Member of the West Virginia Senate from the 12th district
- In office December 1, 2008 – November 30, 2020
- Preceded by: William R. Sharpe Jr.
- Succeeded by: Patrick S. Martin

Personal details
- Born: August 22, 1961 (age 64) Gassaway, West Virginia, U.S.
- Party: Democratic
- Spouse: Tammy
- Children: 3

= Doug Facemire =

American politician (born 1961)

Douglas Eugene Facemire (born August 22, 1961) is an American who served as a member of the West Virginia Senate representing District 12 from 2008 until 2020.

==Education==
Facemire graduated from Braxton County High School.

==Career==
Facemire is the previous owner of the grocery store Glenville Foodland.

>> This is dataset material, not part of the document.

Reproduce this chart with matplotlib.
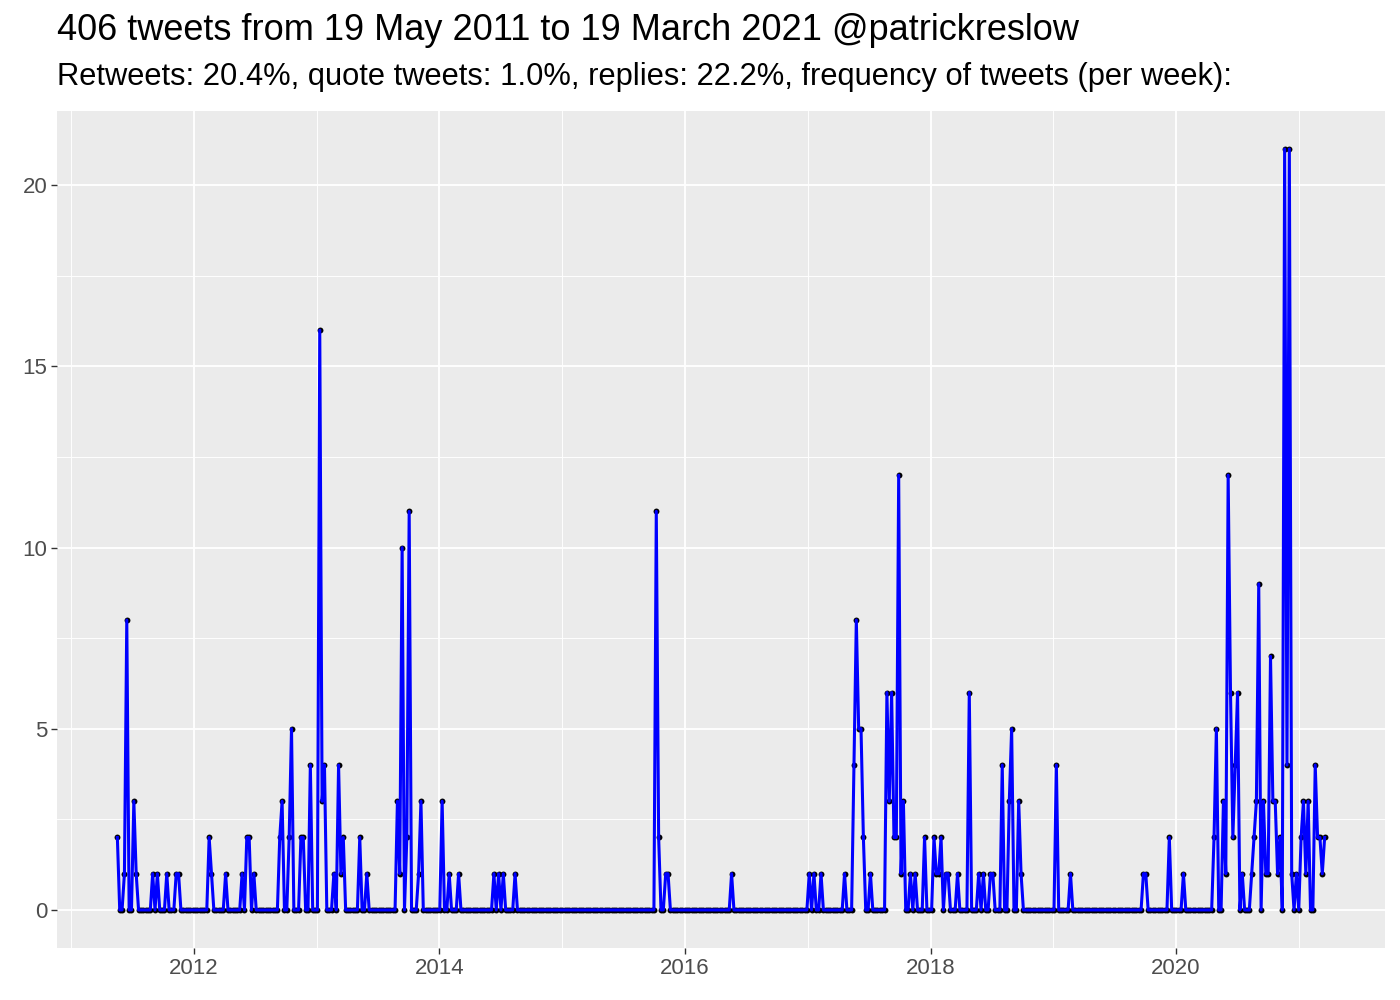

In 2008, he defeated incumbent state senator Doug Stalnaker in the Democratic primary. The race was the most expensive of the cycle, with Facemire reporting $130,400 in expenses, $98,401 of which being a personal loan from Facemire himself. In the general election, he was unopposed.

In 2012, Facemire was unopposed in both the primary and general election. He was unopposed in the 2016 primary, and won the general election only 107 votes ahead of Republican Franklin D. Cornette, II.

He left office on November 30, 2020 after losing the general election.